Data to Protect and Sensitivity:

  • Source Code (Indirectly): Tree-sitter itself doesn't store source code, but it processes it. The sensitivity of the source code depends on the application using Tree-sitter. If Tree-sitter is used in a security-sensitive context (e.g., a code analysis tool analyzing proprietary code), then the confidentiality of that code is indirectly a concern.
  • Language Grammars: These are generally public, but their integrity is crucial. Malicious modifications to grammars could lead to vulnerabilities. Sensitivity: Medium.
  • Build Artifacts (Binaries): The integrity of the distributed binaries is paramount. Compromised binaries could lead to widespread vulnerabilities. Sensitivity: High.

QUESTIONS & ASSUMPTIONS

Questions:

  • What specific SAST tools are currently used, if any?
  • Are there any plans to support formal grammar verification?
  • What is the process for reviewing and accepting community-contributed grammars?
  • Are there any specific performance benchmarks or targets that Tree-sitter aims to meet?
  • What is the long-term strategy for maintaining and evolving Tree-sitter?
  • Are there any specific security certifications or compliance requirements that Tree-sitter needs to meet?

Assumptions:

  • BUSINESS POSTURE: Assumed that maintainability, performance, accuracy, extensibility, and community adoption are the primary business goals.
  • SECURITY POSTURE: Assumed that code reviews are performed for all pull requests.
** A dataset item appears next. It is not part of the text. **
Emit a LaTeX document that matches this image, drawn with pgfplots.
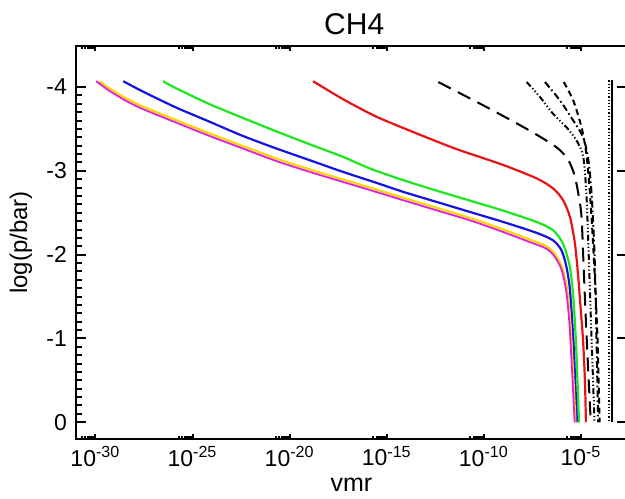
\documentclass[border=0pt]{standalone}
\usepackage{fontspec}
\setmainfont{Liberation Sans}
\usepackage{pgfplots}
\pgfplotsset{compat=1.18}

\definecolor{idlred}{RGB}{230,20,20}
\definecolor{idlgreen}{RGB}{30,230,30}
\definecolor{idlblue}{RGB}{20,20,225}
\definecolor{idlyellow}{RGB}{250,215,0}
\definecolor{idlmagenta}{RGB}{230,30,220}

\pgfplotsset{
  chbase/.style={
    scale only axis, width=275.5pt, height=196.5pt,
    xmin=1e-31, xmax=2.34e-3,
    ymin=-4.49, ymax=0.2, y dir=reverse,
    axis line style={line width=1.25pt},
    every tick/.style={line width=1pt, black},
    tick align=inside,
    tick label style={font=\fontsize{11.5}{13}\selectfont},
  },
  prof/.style={smooth, tension=0.45, line width=1.1pt},
}

\begin{document}
\begin{tikzpicture}
% main axis: curves and x ticks
\begin{axis}[xmode=log, chbase, name=ax,
  xtick={1e-30,1e-25,1e-20,1e-15,1e-10,1e-5},
  xticklabels={10\textsuperscript{-30},10\textsuperscript{-25},10\textsuperscript{-20},
    10\textsuperscript{-15},10\textsuperscript{-10},10\textsuperscript{-5}},
  minor xtick={2e-31,3e-31,4e-31,5e-31,6e-31,7e-31,8e-31,9e-31,
    2e-26,3e-26,4e-26,5e-26,6e-26,7e-26,8e-26,9e-26,
    2e-21,3e-21,4e-21,5e-21,6e-21,7e-21,8e-21,9e-21,
    2e-16,3e-16,4e-16,5e-16,6e-16,7e-16,8e-16,9e-16,
    2e-11,3e-11,4e-11,5e-11,6e-11,7e-11,8e-11,9e-11,
    2e-6,3e-6,4e-6,5e-6,6e-6,7e-6,8e-6,9e-6},
  major tick length=2.7pt, minor tick length=1.5pt,
  ytick=\empty,
  title={CH4}, xlabel={vmr}, ylabel={log(p/bar)},
  every axis title/.style={at={(axis description cs:0.505,1)}, anchor=center, yshift=10.75pt,
    font=\fontsize{15}{17}\selectfont},
  every axis x label/.style={at={(axis description cs:0.5,0)}, anchor=center, yshift=-23pt,
    font=\fontsize{12.5}{14}\selectfont},
  every axis y label/.style={at={(axis description cs:0,0.5)}, xshift=-27.5pt, rotate=90, anchor=center,
    font=\fontsize{12}{14}\selectfont},
]
% black reference profiles
\addplot[black, prof, line width=1pt, dash pattern=on 7pt off 4pt] coordinates {
  (4.5e-13,-4.06) (1.4e-10,-3.76) (2.3e-8,-3.48) (5.6e-7,-3.28) (2.2e-6,-3.13)
  (4.9e-6,-2.93) (8.9e-6,-2.61) (1.1e-5,-2.4) (1.4e-5,-1.8) (1.8e-5,-1.2)
  (2.5e-5,-0.5) (3.2e-5,0)};
\addplot[black, prof, line width=1pt, dash pattern=on 3pt off 1.2pt on 0.6pt off 1.2pt on 0.6pt off 1.2pt on 0.6pt off 1.2pt] coordinates {
  (1.6e-8,-4.06) (7.8e-8,-3.88) (3.7e-7,-3.68) (1.8e-6,-3.52) (6.0e-6,-3.36)
  (1.3e-5,-3.17) (1.9e-5,-2.73) (2.5e-5,-2.0) (3.5e-5,-1.0) (5.0e-5,0)};
\addplot[black, prof, line width=1pt, dash pattern=on 3.5pt off 1.5pt on 0.8pt off 1.5pt] coordinates {
  (1.4e-7,-4.06) (8.3e-7,-3.84) (4.0e-6,-3.6) (1.3e-5,-3.40) (2.4e-5,-3.13)
  (3.5e-5,-2.73) (5.0e-5,-2.0) (6.3e-5,-1.0) (7.6e-5,0)};
\addplot[black, prof, line width=1pt, dash pattern=on 3pt off 2pt] coordinates {
  (1.3e-6,-4.06) (4.0e-6,-3.84) (1.07e-5,-3.52) (1.9e-5,-3.2) (2.9e-5,-2.73)
  (4.5e-5,-2.0) (7.1e-5,-1.0) (9.1e-5,0)};
\addplot[black, line width=1pt, dash pattern=on 0.6pt off 1pt] coordinates {
  (2.8e-4,-4.08) (2.8e-4,0)};
\addplot[black, line width=1pt] coordinates {
  (4.0e-4,-4.08) (4.0e-4,0)};
% model profiles
\addplot[idlred, prof] coordinates {
  (1.6e-19,-4.07) (5.2e-18,-3.86) (2.7e-16,-3.65) (3.2e-14,-3.45) (3.9e-12,-3.26)
  (1e-9,-3.07) (5.2e-8,-2.91) (3.7e-7,-2.79) (1.2e-6,-2.65)
  (2.7e-6,-2.45) (4.9e-6,-2.13) (7.2e-6,-1.74) (8.9e-6,-1.46) (1.26e-5,-1.0)
  (1.6e-5,-0.5) (1.8e-5,0)};
\addplot[idlgreen, prof] coordinates {
  (3.0e-27,-4.07) (1.3e-26,-3.99) (6.9e-25,-3.80) (3.6e-23,-3.635) (1.9e-21,-3.475)
  (1e-19,-3.32) (5.2e-18,-3.17) (1.3e-16,-3.03) (6.9e-15,-2.89) (3.6e-13,-2.765)
  (1.9e-11,-2.645) (1e-9,-2.525) (5.2e-8,-2.39) (3.7e-7,-2.29) (1.2e-6,-2.13)
  (2.7e-6,-1.85) (4.0e-6,-1.50) (5.4e-6,-1.0) (6.6e-6,-0.5) (7.9e-6,0)};
\addplot[idlblue, prof] coordinates {
  (2.7e-29,-4.07) (2.6e-28,-3.95) (1.3e-26,-3.76) (6.9e-25,-3.59) (3.6e-23,-3.42)
  (1.9e-21,-3.27) (1e-19,-3.13) (5.2e-18,-2.99) (2.7e-16,-2.86) (6.9e-15,-2.75)
  (3.6e-13,-2.63) (1.9e-11,-2.51) (1e-9,-2.39) (5.2e-8,-2.26) (3.7e-7,-2.17)
  (1e-6,-2.05) (1.8e-6,-1.85) (2.7e-6,-1.58) (4.0e-6,-1.0) (5.0e-6,-0.5) (6.2e-6,0)};
\addplot[idlyellow, prof] coordinates {
  (1.6e-30,-4.07) (4.9e-30,-3.99) (3.5e-29,-3.87) (2.6e-28,-3.77) (1.3e-26,-3.61)
  (6.9e-25,-3.45) (3.6e-23,-3.30) (1.9e-21,-3.15) (1e-19,-3.02) (5.2e-18,-2.90)
  (2.7e-16,-2.78) (6.9e-15,-2.68) (3.6e-13,-2.56) (1.9e-11,-2.44) (1e-9,-2.30)
  (2.3e-8,-2.18) (1.7e-7,-2.10) (4.8e-7,-2.0) (1.1e-6,-1.84) (1.9e-6,-1.6)
  (2.8e-6,-1.2) (3.9e-6,-0.6) (5.2e-6,0)};
\addplot[idlmagenta, prof, line width=0.9pt] coordinates {
  (1.1e-30,-4.07) (4.9e-30,-3.96) (3.5e-29,-3.84) (2.6e-28,-3.74) (1.3e-26,-3.58)
  (6.9e-25,-3.42) (3.6e-23,-3.27) (1.9e-21,-3.12) (1e-19,-2.99) (5.2e-18,-2.87)
  (2.7e-16,-2.75) (6.9e-15,-2.65) (3.6e-13,-2.53) (1.9e-11,-2.41) (1e-9,-2.27)
  (2.3e-8,-2.15) (1.7e-7,-2.07) (4.6e-7,-1.97) (1e-6,-1.82) (1.7e-6,-1.58)
  (2.5e-6,-1.2) (3.5e-6,-0.6) (4.7e-6,0)};
\end{axis}
% left y ticks: majors and minors, no labels
\begin{axis}[xmode=log, chbase,
  xtick=\empty, ytick pos=left,
  ytick={-4,-3,-2,-1,0}, yticklabels=\empty,
  minor y tick num=9,
  major tick length=5pt, minor tick length=2.8pt,
]
\end{axis}
% right y ticks (majors only), labels on the left
\begin{axis}[xmode=log, chbase,
  xtick=\empty, ytick pos=right, yticklabel pos=left,
  ytick={-4,-3,-2,-1,0}, yticklabels={-4,-3,-2,-1,0},
  major tick length=5pt,
  yticklabel style={xshift=-1pt},
]
\end{axis}
\pgfresetboundingbox
\path[use as bounding box] ([xshift=-38pt,yshift=-29.5pt]ax.south west)
  rectangle ([xshift=-1pt,yshift=23pt]ax.north east);
\end{tikzpicture}
\end{document}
Assumed that some level of static analysis is performed, even if not explicitly documented. Assumed that the project is aware of the risks associated with parsing complexity and third-party dependencies.
  • DESIGN: Assumed that GitHub Actions is used for CI/CD. Assumed that the primary distribution methods are pre-built binaries and package managers. Assumed that the WebAssembly version is a key component for web-based applications.